Code that draws figures

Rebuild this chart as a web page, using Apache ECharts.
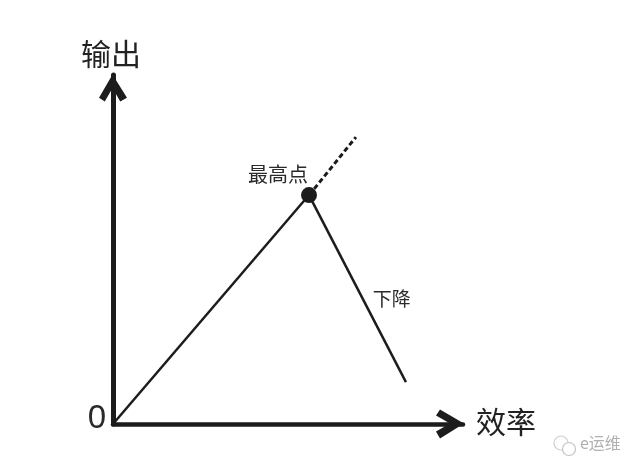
<!DOCTYPE html>
<html><head><meta charset="utf-8">
<style>html,body{margin:0;padding:0;background:#fff}#c{width:640px;height:472px}</style>
<script src="https://cdn.jsdelivr.net/npm/echarts@6/dist/echarts.min.js"></script>
</head><body><div id="c"></div>
<script>
const xAxisName = '效率';
const yAxisName = '输出';
const riseLine = [[0, 0], [56, 65.6]];
const projectedLine = [[57.5, 67.4], [69.4, 82.2]];
const fallLine = [[56, 65.6], [83.7, 12.0]];
const peakPoint = [[56, 65.6]];
const peakLabel = '最高点';
const fallLabelPoint = [[72.5, 36]];
const fallLabel = '下降';
const font = '"Noto Sans CJK SC"';
const ink = '#1c1c1c';
const chevron = 'path://M14 0 L29 24 L22 28 L14 14 L6 28 L0 24 Z';

const chart = echarts.init(document.getElementById('c'), null, {renderer: 'canvas'});
chart.setOption({
  animation: false,
  backgroundColor: '#fff',
  grid: {left: 113, right: 177, top: 75, bottom: 48},
  xAxis: {
    type: 'value', min: 0, max: 100, interval: 100,
    splitLine: {show: false}, axisTick: {show: false}, axisLabel: {show: false},
    axisLine: {onZero: false, lineStyle: {color: ink, width: 4.5},
      symbol: ['none', chevron], symbolSize: [30, 28], symbolOffset: [0, -13]},
    name: xAxisName, nameLocation: 'end', nameGap: 13,
    nameTextStyle: {fontFamily: font, fontSize: 30, color: '#222', verticalAlign: 'bottom', lineHeight: 5}
  },
  yAxis: {
    type: 'value', min: 0, max: 100, interval: 100,
    splitLine: {show: false}, axisTick: {show: false},
    axisLabel: {show: true, margin: 7, fontFamily: 'Liberation Sans', fontSize: 33, color: '#2a2a2a',
      verticalAlign: 'bottom', lineHeight: 10, formatter: v => v === 0 ? '0' : ''},
    axisLine: {onZero: false, lineStyle: {color: ink, width: 5},
      symbol: ['none', chevron], symbolSize: [29, 27], symbolOffset: [0, -13]},
    name: yAxisName, nameLocation: 'end', nameGap: 6,
    nameTextStyle: {fontFamily: font, fontSize: 30, color: '#222', align: 'center', padding: [0, 4, 0, 0]}
  },
  series: [
    {type: 'line', data: riseLine, symbol: 'none', lineStyle: {color: ink, width: 2.5}},
    {type: 'line', data: fallLine, symbol: 'none', lineStyle: {color: ink, width: 2.5}},
    {type: 'line', data: projectedLine, symbol: 'none',
      lineStyle: {color: ink, width: 3, type: [5, 3]}},
    {type: 'scatter', data: peakPoint, symbolSize: 16, itemStyle: {color: ink, opacity: 1},
      label: {show: true, position: 'left', distance: -8, offset: [-1, -21], formatter: peakLabel,
        fontFamily: font, fontSize: 20, color: '#2a2a2a'}},
    {type: 'scatter', data: fallLabelPoint, symbolSize: 0, itemStyle: {opacity: 1},
      label: {show: true, position: 'right', distance: 6, formatter: fallLabel,
        fontFamily: font, fontSize: 19, color: '#2a2a2a'}}
  ],
  graphic: [
    {type: 'circle', shape: {cx: 561, cy: 443, r: 7}, style: {fill: 'none', stroke: '#cfcfcf', lineWidth: 1.2}},
    {type: 'circle', shape: {cx: 569, cy: 449, r: 6.5}, style: {fill: '#fff', stroke: '#c4c4c4', lineWidth: 1.2}},
    {type: 'text', left: 580, top: 435, style: {text: 'e运维', fontFamily: font, fontSize: 16, fill: '#b0b0b0'}}
  ]
});
</script></body></html>
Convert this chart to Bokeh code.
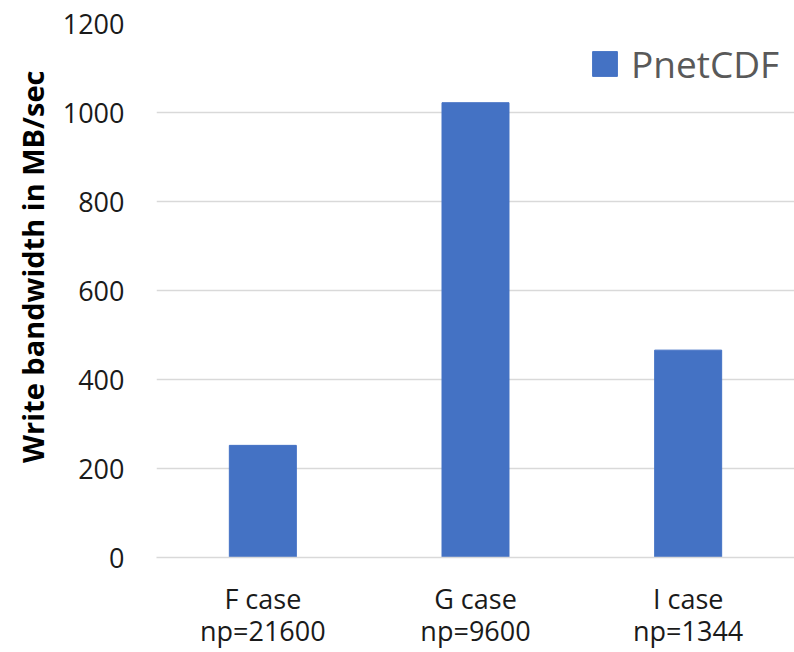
from bokeh.plotting import figure
from bokeh.models import ColumnDataSource, Range1d, Legend, LegendItem, FixedTicker, Title
from bokeh.embed import file_html
from bokeh.resources import INLINE

# Write bandwidth per case (MB/sec)
cases = ["F case\nnp=21600", "G case\nnp=9600", "I case\nnp=1344"]
bandwidth = [252, 1022, 466]
series_name = "PnetCDF"
y_title = "Write bandwidth in MB/sec"
y_ticks = [0, 200, 400, 600, 800, 1000, 1200]

FONT = "Open Sans"
BAR_COLOR = "#4472C4"
GRID_COLOR = "#D9D9D9"

source = ColumnDataSource(data=dict(case=cases, bw=bandwidth))

p = figure(
    x_range=cases,
    y_range=Range1d(0, 1200),
    width=794,
    height=652,
    output_backend="svg",
    toolbar_location=None,
    min_border_left=156,
    min_border_right=0,
    min_border_top=23,
    min_border_bottom=94,
)
p.outline_line_color = None
p.background_fill_color = "white"
p.border_fill_color = "white"

bars = p.vbar(x="case", top="bw", width=0.315, source=source,
              fill_color=BAR_COLOR, line_color=BAR_COLOR, line_width=1)

# y axis
p.yaxis.ticker = FixedTicker(ticks=y_ticks)
p.yaxis.axis_line_color = None
p.yaxis.major_tick_line_color = None
p.yaxis.minor_tick_line_color = None
p.yaxis.major_label_text_font = FONT
p.yaxis.major_label_text_font_size = "27px"
p.yaxis.major_label_text_color = "#1A1A1A"
p.yaxis.major_label_standoff = 26

# vertical y title, anchored towards the top of the frame
p.add_layout(Title(text=y_title, align="right", offset=47, standoff=16,
                   text_font=FONT, text_font_size="29px", text_font_style="bold",
                   text_color="#000000"), "left")

# x axis with two-line category labels
p.xaxis.axis_line_color = GRID_COLOR
p.xaxis.axis_line_width = 1.5
p.xaxis.major_tick_line_color = None
p.xaxis.minor_tick_line_color = None
p.xaxis.major_label_text_font = FONT
p.xaxis.major_label_text_font_size = "27px"
p.xaxis.major_label_text_color = "#1A1A1A"
p.xaxis.major_label_text_line_height = 0.88
p.xaxis.major_label_standoff = 16
p.xaxis.major_label_orientation = "horizontal"

# grid
p.xgrid.grid_line_color = None
p.ygrid.grid_line_color = GRID_COLOR
p.ygrid.grid_line_width = 1.5

legend = Legend(
    items=[LegendItem(label=series_name, renderers=[bars])],
    location=(433, 468),
    orientation="vertical",
    glyph_width=31,
    glyph_height=31,
    label_standoff=11,
    label_text_font=FONT,
    label_text_font_size="37px",
    label_text_color="#595959",
    border_line_color=None,
    background_fill_alpha=0,
    padding=0,
    margin=0,
    spacing=0,
)
p.add_layout(legend, "center")

open("out.html", "w").write(file_html(p, INLINE))
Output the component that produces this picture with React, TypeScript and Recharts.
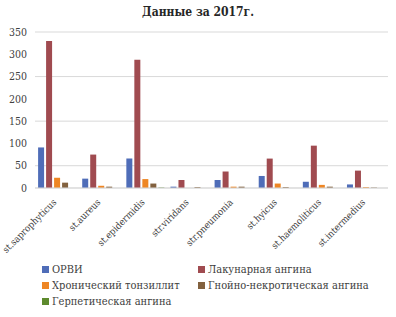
import { Bar, BarChart, CartesianGrid, XAxis, YAxis } from "recharts";

if (typeof document !== "undefined") document.body.style.margin = "0";

const categories = [
  "st.saprophyticus",
  "st.aureus",
  "st.epidermidis",
  "str.viridans",
  "str.pneumonia",
  "st.hyicus",
  "st.haemoliticus",
  "st.intermedius",
];
const orvi = [91, 21, 66, 3, 18, 27, 14, 8];
const lacunar = [330, 75, 288, 18, 37, 66, 95, 39];
const chronic = [23, 5, 20, 0, 3, 10, 7, 2];
const purulent = [12, 3, 10, 2, 3, 2, 3, 1];
const herpetic = [0, 0, 1, 0, 0, 0, 0, 0];
const yTicks = [0, 50, 100, 150, 200, 250, 300, 350];

const series = [
  { key: "orvi", name: "ОРВИ", color: "#4F6DB8" },
  { key: "lacunar", name: "Лакунарная ангина", color: "#A04B50" },
  { key: "chronic", name: "Хронический тонзиллит", color: "#EE8624" },
  { key: "purulent", name: "Гнойно-некротическая ангина", color: "#82613E" },
  { key: "herpetic", name: "Герпетическая ангина", color: "#5D8A2D" },
];

const data = categories.map((c, i) => ({
  name: c,
  orvi: orvi[i],
  lacunar: lacunar[i],
  chronic: chronic[i],
  purulent: purulent[i],
  herpetic: herpetic[i],
}));

const font = "'DejaVu Serif Condensed', 'DejaVu Serif', serif";

function XTick({ x, y, payload }: any) {
  return (
    <text
      x={x}
      y={y}
      dy={7}
      transform={`rotate(-45, ${x}, ${y + 7})`}
      textAnchor="end"
      fontSize={9.5}
      fontFamily={font}
      style={{ fontStretch: "condensed" }}
      fill="#404040"
    >
      {payload.value}
    </text>
  );
}

const legendPos = [
  [42, 263],
  [198, 263],
  [42, 279],
  [198, 279],
  [42, 295],
];

export default function App() {
  return (
    <div style={{ position: "relative", width: 396, height: 317, background: "#fff" }}>
      <div
        style={{
          position: "absolute",
          top: 5,
          left: 0,
          width: 396,
          textAlign: "center",
          fontFamily: font,
          fontStretch: "condensed",
          fontWeight: "bold",
          fontSize: 12,
          color: "#262626",
        }}
      >
        Данные за 2017г.
      </div>
      <BarChart
        width={396}
        height={317}
        data={data}
        margin={{ top: 32, right: 8, left: 0, bottom: 63 }}
        barCategoryGap="7%"
        barGap={2}
      >
        <CartesianGrid vertical={false} stroke="#D9D9D9" />
        <XAxis
          dataKey="name"
          interval={0}
          tickLine={false}
          axisLine={{ stroke: "#D9D9D9" }}
          height={66}
          tick={<XTick />}
        />
        <YAxis
          width={35}
          domain={[0, 350]}
          ticks={yTicks}
          tickLine={false}
          axisLine={false}
          tick={{ fontSize: 10.5, fontFamily: font, fill: "#404040", style: { fontStretch: "condensed" } }}
        />
        {series.map((s) => (
          <Bar key={s.key} dataKey={s.key} name={s.name} fill={s.color} isAnimationActive={false} />
        ))}
      </BarChart>
      {series.map((s, i) => (
        <div
          key={s.key}
          style={{
            position: "absolute",
            left: legendPos[i][0],
            top: legendPos[i][1],
            display: "flex",
            alignItems: "center",
            whiteSpace: "nowrap",
            fontFamily: font,
            fontStretch: "condensed",
            fontSize: 11,
            color: "#404040",
          }}
        >
          <span style={{ display: "inline-block", width: 7, height: 7, background: s.color, marginRight: 3 }} />
          {s.name}
        </div>
      ))}
    </div>
  );
}
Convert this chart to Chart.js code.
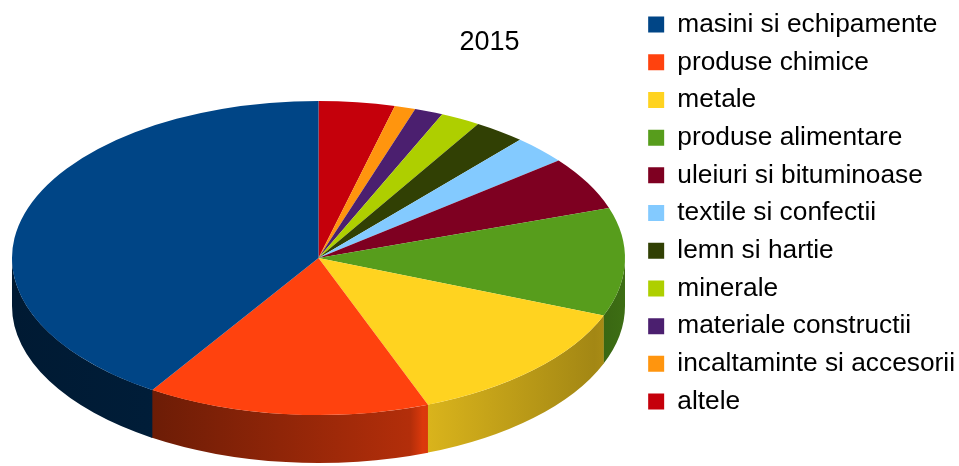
<!DOCTYPE html>
<html>
<head>
<meta charset="utf-8">
<script src="https://cdn.jsdelivr.net/npm/chart.js@4/dist/chart.umd.min.js"></script>
<style>
  body { margin: 0; background: #fff; }
  #wrap { width: 959px; height: 466px; }
</style>
</head>
<body>
<div id="wrap"><canvas id="pieChart"></canvas></div>
<script>
const categories = [
  "masini si echipamente", "produse chimice", "metale", "produse alimentare",
  "uleiuri si bituminoase", "textile si confectii", "lemn si hartie", "minerale",
  "materiale constructii", "incaltaminte si accesorii", "altele"
];
const shares2015 = [40.8, 14.9, 13.2, 11.1, 5.5, 2.9, 2.7, 2.1, 1.5, 1.1, 4.0];
const sliceColors = [
  "#004586", "#ff420e", "#ffd320", "#579d1c", "#7e0021", "#83caff",
  "#314004", "#aecf00", "#4b1f6f", "#ff950e", "#c5000b"
];

// the reference runs counter-clockwise from 12 o'clock, chart.js runs clockwise,
// so the dataset is reversed and the legend flipped back
const rev = arr => arr.slice().reverse();

// 3d look: squash the pie to an ellipse and draw a side wall under it
const pie3d = {
  cx: 318.5, cy: 258, rx: 306.5, ry: 157, depth: 48,
  // brightness of the side wall across the pie width
  shade: [[0, 0.38], [0.22, 0.42], [0.65, 0.70], [0.67, 0.86], [0.95, 0.64], [1, 0.70]]
};

function darker(hex, f) {
  const n = parseInt(hex.slice(1), 16);
  const r = Math.round(((n >> 16) & 255) * f);
  const g = Math.round(((n >> 8) & 255) * f);
  const b = Math.round((n & 255) * f);
  return `rgb(${r},${g},${b})`;
}

const pie3dPlugin = {
  id: 'pie3d',
  beforeDatasetsDraw(chart) {
    const ctx = chart.ctx;
    const arcs = chart.getDatasetMeta(0).data;
    const colors = chart.data.datasets[0].backgroundColor;
    const { cx, cy, rx, ry, depth, shade } = pie3d;

    arcs.forEach((arc, i) => {
      const a0 = Math.max(arc.startAngle, 0);
      const a1 = Math.min(arc.endAngle + 0.004, Math.PI);
      if (a1 <= a0) return;
      const grad = ctx.createLinearGradient(cx - rx, 0, cx + rx, 0);
      shade.forEach(([t, f]) => grad.addColorStop(t, darker(colors[i], f)));
      ctx.beginPath();
      ctx.ellipse(cx, cy, rx, ry, 0, a0, a1, false);
      ctx.ellipse(cx, cy + depth, rx, ry, 0, a1, a0, true);
      ctx.closePath();
      ctx.fillStyle = grad;
      ctx.fill();
    });

    const first = arcs[0];
    const r = first.outerRadius;
    ctx.save();
    ctx.translate(cx, cy);
    ctx.scale(rx / r, ry / r);
    ctx.translate(-first.x, -first.y);
  },
  afterDatasetsDraw(chart) {
    chart.ctx.restore();
  }
};

Chart.defaults.font.family = "'Liberation Sans', Arial, sans-serif";

new Chart(document.getElementById('pieChart'), {
  type: 'pie',
  data: {
    labels: rev(categories),
    datasets: [{
      data: rev(shares2015),
      backgroundColor: rev(sliceColors),
      borderWidth: 0
    }]
  },
  options: {
    responsive: true,
    maintainAspectRatio: false,
    animation: false,
    layout: { padding: { left: 14, right: -6 } },
    plugins: {
      title: {
        display: true,
        text: '2015',
        color: '#000',
        font: { size: 27, weight: 'normal' },
        padding: { top: 26, bottom: 0 }
      },
      legend: {
        position: 'right',
        align: 'start',
        reverse: true,
        labels: {
          color: '#000',
          font: { size: 26.3 },
          boxWidth: 16,
          boxHeight: 16,
          padding: 11.4
        }
      },
      tooltip: { enabled: false }
    }
  },
  plugins: [pie3dPlugin]
});
</script>
</body>
</html>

* _Your task_
Make an exact copy of the lines from the one holding "Convert this chart to Bokeh code." through the one holding "fill_color=BAR_COLOR, line_color=BAR_COLOR, line_width=1)", end lines included, without the pictures.

* _Result_
Convert this chart to Bokeh code.
from bokeh.plotting import figure
from bokeh.models import ColumnDataSource, Range1d, Legend, LegendItem, FixedTicker, Title
from bokeh.embed import file_html
from bokeh.resources import INLINE

# Write bandwidth per case (MB/sec)
cases = ["F case\nnp=21600", "G case\nnp=9600", "I case\nnp=1344"]
bandwidth = [252, 1022, 466]
series_name = "PnetCDF"
y_title = "Write bandwidth in MB/sec"
y_ticks = [0, 200, 400, 600, 800, 1000, 1200]

FONT = "Open Sans"
BAR_COLOR = "#4472C4"
GRID_COLOR = "#D9D9D9"

source = ColumnDataSource(data=dict(case=cases, bw=bandwidth))

p = figure(
    x_range=cases,
    y_range=Range1d(0, 1200),
    width=794,
    height=652,
    output_backend="svg",
    toolbar_location=None,
    min_border_left=156,
    min_border_right=0,
    min_border_top=23,
    min_border_bottom=94,
)
p.outline_line_color = None
p.background_fill_color = "white"
p.border_fill_color = "white"

bars = p.vbar(x="case", top="bw", width=0.315, source=source,
              fill_color=BAR_COLOR, line_color=BAR_COLOR, line_width=1)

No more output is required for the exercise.